McNamara: Not that we’re seeing in the immediate term. As part of the Silicon Valley tour, we did take a look at robotics. A lot of the challenge with robotics that we see in our industry is the robotics aren’t advanced to really handle the complex picking and packing processes we have, not to mention the weights we deal with. We were very surprised to learn that robotic arms on, let’s say a mass-market scale, really can’t handle that much weight. When you see automation in car factories those are entirely customised and incredibly expensive. The economies of scale are nowhere close in our industry from that perspective.
And then, to get even more flashy, we’ve had some conversations around exoskeletons, which would sit on top of a human and would allow them to lift more weight. It could help with potentially even replacing some forklift activity as well – but that’s really way out in the future.
just-food: In sum, then, there could be over time some impact on jobs but your take is it’s not going to decimate the human workforce.
McNamara: I almost hesitate to speculate because that’s such a sensitive topic. The business case isn’t necessarily there for the type of work we do. It may get there eventually but it’s not here now.
just-food: Looking ahead over the next three to five years, where do you see the biggest areas of opportunity in AI for Kraft Heinz? And what are the challenges that lay ahead?
McNamara: Once the foundation is set, the real exciting future in the next year or two is actually enabling the business users, with the tools and skill-sets, to have them mine and play with the data and generate their own AI-enabled solutions that can drive benefits that meet their business objectives. It’s already well underway at Kraft Heinz but it’s growing like wildfire. I think the self-service enablement of advanced analytics is very big.
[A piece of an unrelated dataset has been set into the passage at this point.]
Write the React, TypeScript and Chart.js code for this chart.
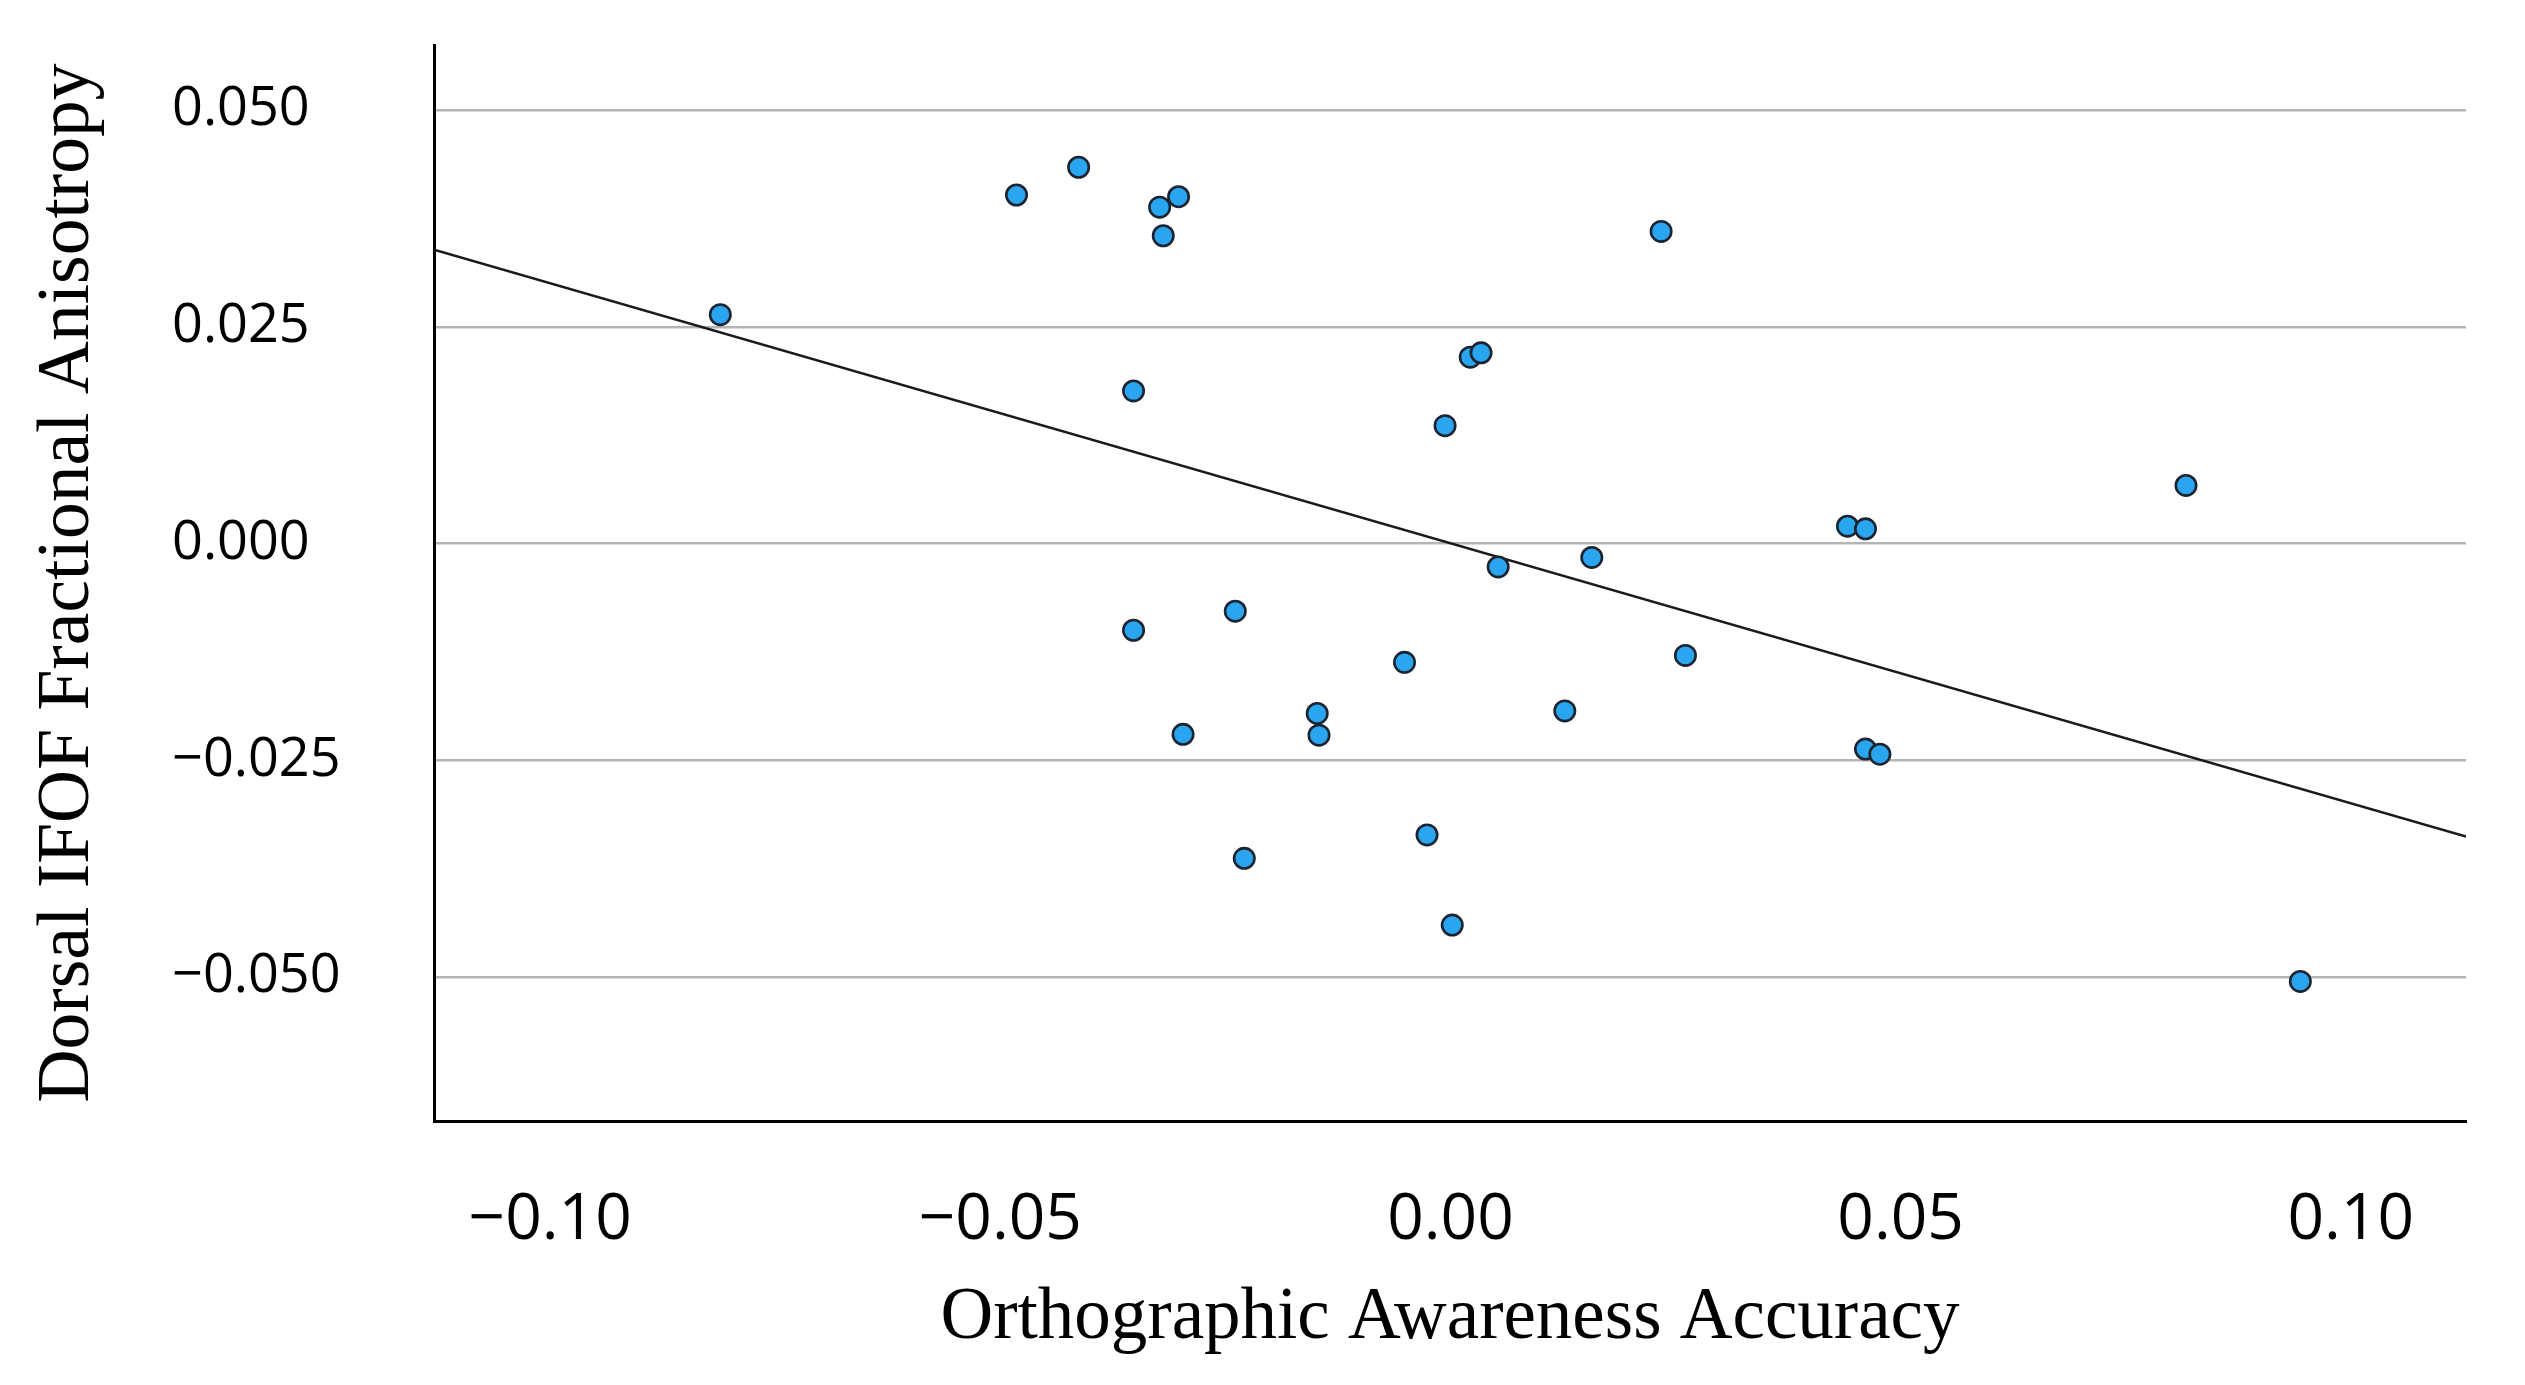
import React, { useEffect, useRef } from "react";
import { Chart, registerables } from "chart.js";

Chart.register(...registerables);

// Orthographic Awareness Accuracy (x) vs Dorsal IFOF Fractional Anisotropy (y)
const xValues = [
  -0.0811, -0.0482, -0.0413, -0.0323, -0.0302, -0.0319, -0.0352, 0.0022, 0.0034, -0.0006,
  0.0053, 0.0234, 0.0157, 0.0441, 0.0461, 0.0817, -0.0352, -0.0239, -0.0051, -0.0297,
  -0.0148, -0.0146, -0.0229, -0.0026, 0.0002, 0.0127, 0.0261, 0.0461, 0.0477, 0.0944,
];
const yValues = [
  0.0264, 0.0402, 0.0434, 0.0388, 0.04, 0.0355, 0.0176, 0.0215, 0.022, 0.0136,
  -0.0027, 0.036, -0.0016, 0.002, 0.0017, 0.0067, -0.01, -0.0078, -0.0137, -0.022,
  -0.0196, -0.0221, -0.0363, -0.0336, -0.044, -0.0193, -0.0129, -0.0237, -0.0243, -0.0505,
];

const xTicks = [-0.1, -0.05, 0, 0.05, 0.1];
const yTicks = [0.05, 0.025, 0, -0.025, -0.05];

const X_MIN = -0.1129;
const X_MAX = 0.1128;
const Y_MIN = -0.0666;
const Y_MAX = 0.0575;

const xTitle = "Orthographic Awareness Accuracy";
const yTitle = "Dorsal IFOF Fractional Anisotropy";

function fmt(v: number, d: number): string {
  const s = Math.abs(v).toFixed(d);
  return v < -1e-12 ? "\u2212" + s : s;
}

function fitLine(xs: number[], ys: number[]) {
  const n = xs.length;
  const mx = xs.reduce((a, b) => a + b, 0) / n;
  const my = ys.reduce((a, b) => a + b, 0) / n;
  let sxy = 0;
  let sxx = 0;
  for (let i = 0; i < n; i++) {
    sxy += (xs[i] - mx) * (ys[i] - my);
    sxx += (xs[i] - mx) * (xs[i] - mx);
  }
  const b = sxy / sxx;
  const a = my - b * mx;
  return { a, b };
}

export default function App() {
  const ref = useRef<HTMLCanvasElement | null>(null);

  useEffect(() => {
    if (!ref.current) return;
    const { a, b } = fitLine(xValues, yValues);
    const points = xValues.map((x, i) => ({ x, y: yValues[i] }));
    const linePts = [
      { x: X_MIN, y: a + b * X_MIN },
      { x: X_MAX, y: a + b * X_MAX },
    ];

    const chart = new Chart(ref.current, {
      type: "scatter",
      data: {
        datasets: [
          {
            type: "scatter",
            data: points,
            order: 0,
            pointRadius: 10.2,
            pointBorderWidth: 2.6,
            pointBackgroundColor: "#2aa6f0",
            pointBorderColor: "#1b2430",
            pointHoverRadius: 10.2,
          } as any,
          {
            type: "line",
            data: linePts,
            order: 1,
            borderColor: "#1a1a1a",
            borderWidth: 2.5,
            pointRadius: 0,
            fill: false,
            tension: 0,
          } as any,
        ],
      },
      options: {
        animation: false,
        responsive: false,
        devicePixelRatio: 1,
        layout: { padding: { left: 172, top: 45, right: 59, bottom: 0 } },
        plugins: {
          legend: { display: false },
          tooltip: { enabled: false },
        },
        scales: {
          x: {
            type: "linear",
            min: X_MIN,
            max: X_MAX,
            afterBuildTicks: (scale: any) => {
              scale.ticks = xTicks.map((v) => ({ value: v }));
            },
            afterFit: (scale: any) => {
              scale.height = 264;
            },
            grid: { display: false, drawTicks: false },
            border: { display: true, color: "#000000", width: 3 },
            ticks: {
              color: "#000000",
              padding: 61,
              maxRotation: 0,
              autoSkip: false,
              font: { family: "'Open Sans'", size: 64, lineHeight: 1.2 },
              callback: (v: any) => fmt(Number(v), 2),
            },
            title: {
              display: true,
              text: xTitle,
              color: "#000000",
              padding: { top: 0, bottom: 22 },
              font: { family: "'Liberation Serif'", size: 73, lineHeight: 1.2 },
            },
          },
          y: {
            type: "linear",
            min: Y_MIN,
            max: Y_MAX,
            afterBuildTicks: (scale: any) => {
              scale.ticks = yTicks.map((v) => ({ value: v }));
            },
            afterFit: (scale: any) => {
              scale.width = 262;
            },
            grid: {
              display: true,
              drawTicks: false,
              color: "#b4b4b4",
              lineWidth: 2.5,
            },
            border: { display: true, color: "#000000", width: 3 },
            ticks: {
              color: "#000000",
              padding: 0,
              crossAlign: "far",
              autoSkip: false,
              font: { family: "'Open Sans'", size: 54, lineHeight: 1.2 },
              callback: (v: any) => fmt(Number(v), 3),
            },
            title: {
              display: true,
              text: yTitle,
              color: "#000000",
              padding: { top: -147.4, bottom: 0 },
              font: { family: "'Liberation Serif'", size: 73.5, lineHeight: 1.2 },
            },
          },
        },
      } as any,
    });

    return () => {
      chart.destroy();
    };
  }, []);

  return (
    <div style={{ position: "absolute", left: 0, top: 0, width: 2525, height: 1385, background: "#ffffff" }}>
      <canvas ref={ref} width={2525} height={1385} style={{ display: "block", width: 2525, height: 1385 }} />
    </div>
  );
}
What gives me pause is I’d be concerned the industry is lying to itself and suggesting the foundation is all clean and perfect and we just need to slap this whizz-bang into a line and we’ll generate even more benefit. There’s a sore need for investment on digitising the manufacturing component of the supply chain. Those that are pragmatic in how they implement and extract value from it will be the greatest winners long term.